Es remarcable la hiel dedicada a muchos de sus contemporáneos, pues Chirbes ofrece líneas críticas y clarividentes, aunque en algunos casos cargadas de una agresiva animadversión en la que se funden las bajas pasiones del escritor redivivo como crítico. Destaca, entre estas diatribas, el análisis dedicado a Trafalgar de Pérez-Reverte. El literato muestra sorpresa por la claudicación de profesionales y público ante la obra del cartaginés y ofrece un semblante de su colega surcado por la tendencia a la inflación de los símbolos patrios que cristaliza como herencia testosterónica del franquismo y, con cierta perspicacia, adivina el resurgir chic del extremismo conservador en el que nos encontramos sumidos. Son muchos los que desfilan por las líneas de Diarios y sufren sin piedad los ataques orientados a desmontar lo que entiende como ejercicios literarios ajenos a sus estándares.
Surge una pregunta cuando se paladea la lectura: ¿para quién están escritos los Diarios?

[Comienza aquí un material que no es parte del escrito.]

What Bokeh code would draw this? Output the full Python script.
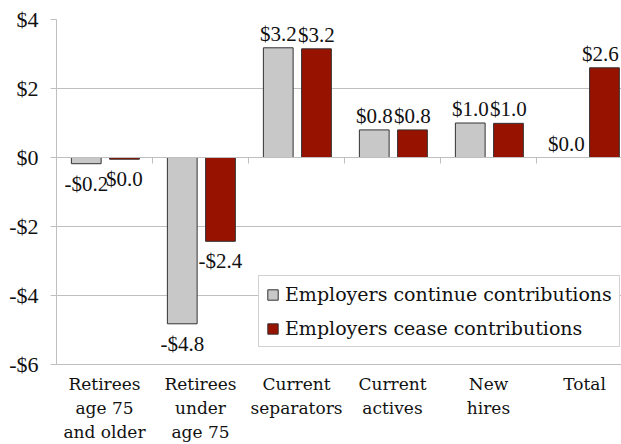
import numpy as np
from bokeh.plotting import figure
from bokeh.models import ColumnDataSource, FixedTicker, LinearAxis, Range1d, Legend, LegendItem
from bokeh.core.properties import value
from bokeh.embed import file_html
from bokeh.resources import INLINE

categories = ["Retirees\nage 75\nand older", "Retirees\nunder\nage 75", "Current\nseparators",
              "Current\nactives", "New\nhires", "Total"]
continue_vals = [-0.18, -4.82, 3.18, 0.80, 1.00, 0.0]
cease_vals = [-0.05, -2.43, 3.15, 0.80, 0.99, 2.60]
continue_labels = ["-$0.2", "-$4.8", "$3.2", "$0.8", "$1.0", "$0.0"]
cease_labels = ["$0.0", "-$2.4", "$3.2", "$0.8", "$1.0", "$2.6"]
series_names = ["Employers continue contributions", "Employers cease contributions"]
y_ticks = [-6, -4, -2, 0, 2, 4]
y_tick_labels = ["-$6", "-$4", "-$2", "$0", "$2", "$4"]

FONT_NUM = "Liberation Serif, serif"
FONT_TXT = "DejaVu Serif, serif"
GRID = "#bfbfbf"
GRAY = "#c8c8c8"
RED = "#981200"
INK = "#111111"

idx = np.arange(len(categories))
gray_x = idx + 0.31
red_x = idx + 0.708
bar_w = 0.31
x_end = 565 / 96

p = figure(width=621, height=444, x_range=Range1d(0, x_end), y_range=Range1d(-6, 4),
           output_backend="svg", toolbar_location=None,
           min_border_left=56, min_border_right=0, min_border_top=19, min_border_bottom=80)
p.outline_line_color = None
p.background_fill_color = "white"

# grid
p.xgrid.visible = False
p.ygrid.ticker = FixedTicker(ticks=y_ticks)
p.ygrid.grid_line_color = GRID

# y axis
p.yaxis.ticker = FixedTicker(ticks=y_ticks)
p.yaxis.major_label_overrides = {t: l for t, l in zip(y_ticks, y_tick_labels)}
p.yaxis.axis_line_color = GRID
p.yaxis.major_tick_line_color = GRID
p.yaxis.major_tick_out = 6
p.yaxis.major_tick_in = 0
p.yaxis.minor_tick_line_color = None
p.yaxis.major_label_text_font = FONT_NUM
p.yaxis.major_label_text_font_size = "22px"
p.yaxis.major_label_text_color = INK
p.yaxis.major_label_standoff = 12

# x axis (labels)
centers = [i + 0.5 for i in idx]
p.xaxis.ticker = FixedTicker(ticks=centers)
p.xaxis.major_label_overrides = {c: l for c, l in zip(centers, categories)}
p.xaxis.axis_line_color = GRID
p.xaxis.major_tick_line_color = None
p.xaxis.minor_tick_line_color = None
p.xaxis.major_label_text_font = FONT_TXT
p.xaxis.major_label_text_font_size = "17px"
p.xaxis.major_label_text_color = INK
p.xaxis.major_label_standoff = 3

# zero axis with category boundary ticks
zero_axis = LinearAxis(fixed_location=0, ticker=FixedTicker(ticks=[], minor_ticks=[1, 2, 3, 4, 5]),
                       axis_line_color=GRID, minor_tick_line_color=GRID, minor_tick_out=6,
                       minor_tick_in=0, major_tick_line_color=None, major_label_standoff=0,
                       major_label_text_font_size="0px")
p.add_layout(zero_axis, "below")


def label_style(vals, xs):
    base = ["bottom" if v >= 0 else "top" for v in vals]
    yoff = [-2 if v >= 0 else 8 for v in vals]
    # keep labels inside the plotting frame near its right edge
    xoff = [-4 if x + bar_w / 2 > x_end - 0.1 else 0 for x in xs]
    return base, yoff, xoff


gb, gyo, gxo = label_style(continue_vals, gray_x)
rb, ryo, rxo = label_style(cease_vals, red_x)

src = ColumnDataSource(dict(gx=gray_x, rx=red_x, g=continue_vals, r=cease_vals,
                            gl=continue_labels, rl=cease_labels,
                            gb=gb, rb=rb, gyo=gyo, ryo=ryo, gxo=gxo, rxo=rxo))

r1 = p.vbar(x="gx", top="g", bottom=0, width=bar_w, source=src, fill_color=GRAY,
            line_color="#333333", line_width=1)
r2 = p.vbar(x="rx", top="r", bottom=0, width=bar_w, source=src, fill_color=RED,
            line_color="#333333", line_width=1)

p.text(x="gx", y="g", text="gl", source=src, text_align="center", text_baseline="gb",
       x_offset="gxo", y_offset="gyo", text_font=value(FONT_NUM), text_font_size="21px",
       text_color=INK)
p.text(x="rx", y="r", text="rl", source=src, text_align="center", text_baseline="rb",
       x_offset="rxo", y_offset="ryo", text_font=value(FONT_NUM), text_font_size="21px",
       text_color=INK)

legend = Legend(items=[LegendItem(label=series_names[0], renderers=[r1]),
                       LegendItem(label=series_names[1], renderers=[r2])],
                location=(202, 17))
legend.label_text_font = FONT_TXT
legend.label_text_font_size = "19px"
legend.label_text_color = INK
legend.glyph_width = 13
legend.glyph_height = 13
legend.label_height = 18
legend.label_standoff = 6
legend.spacing = 12
legend.padding = 7
legend.margin = 0
legend.border_line_color = "#a6a6a6"
legend.background_fill_alpha = 1
p.add_layout(legend, "center")

open("out.html", "w").write(file_html(p, INLINE))
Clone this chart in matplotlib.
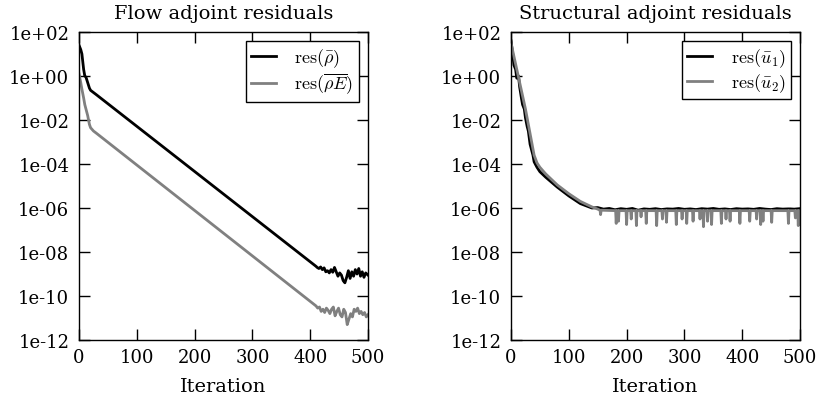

Aquí se encuentra la clave que no esquiva el autor, pues se interroga por el posible receptor de su escrito. No queda clara la improvisación o la construcción metódica del texto dado que ambas opciones resultan verosímiles. Con todo, y aunque la obra tiene un fondo un tanto artificial que ayuda a preservar el núcleo íntimo de la persona invitando a conocer al personaje, cuenta con pasajes realmente lúcidos y sinceros que posibilitan al lector para introducirse en el universo personal de Rafael Chirbes.